Thursday, August 15, 2013: 2:30 PM
Spinnaker (Sheraton San Diego)
Microbial electrosynthesis is the conversion of CO2 to chemicals by autotrophic microorganisms using reducing equivalents from a negatively poised electrode. The technology has the potential to be a sustainable, carbon-consuming platform for industrial chemical production. In order for microbial electrosynthesis systems to become commercially relevant, long-term operation and improved rates must be demonstrated. In order to address this, bioelectrochemical reactors were operated chronoamperometrically at a cathode potential of -590 mV vs.
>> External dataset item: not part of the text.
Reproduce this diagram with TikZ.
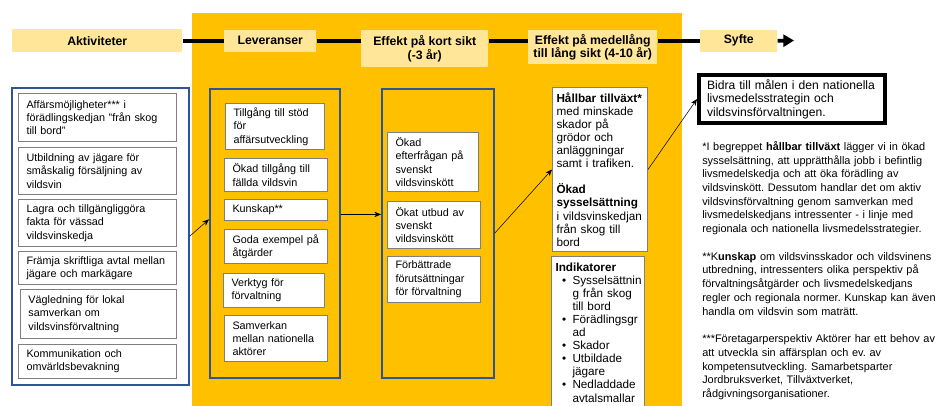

SHE for over 200 days using a mixed microbial consortium (microbiome). Current consumed was directly related to the formation of hydrogen, acetate, and/or methane. Rates of acetate production were repeatedly observed over 10 mMl/L cathode liquid volume/day, and reached a maximum of 17.25 mM/day (1.04 g/L/d) with accumulation to 175 mM (10.5 g/L) over 20 days. Hydrogen was also produced at high rates by the biocathode, reaching 100 mM/d (0.2 g/L/d) and a total accumulation of 1164 mM (2.4 g/L) over 20 days. Other products observed were formate, propionate, and butyrate. Acetobacterium spp. dominated the active microbial population on the cathodes (50-60%), with members of Sulfurospirillum and the Rhodobacteraceae also prevalent. Utilization of microbiomes for microbial electrosynthesis has the potential to produce commodity chemicals, gaseous and liquid fuels, and bioplastics from CO2. The production of acetate in this study approach that reported for bioreactors pressurized with H2:CO2, indicating that electrodes deliver electrons to autotrophic microorganisms effectively. This study demonstrated sustained long-term performance of an electrosynthetic microbiome.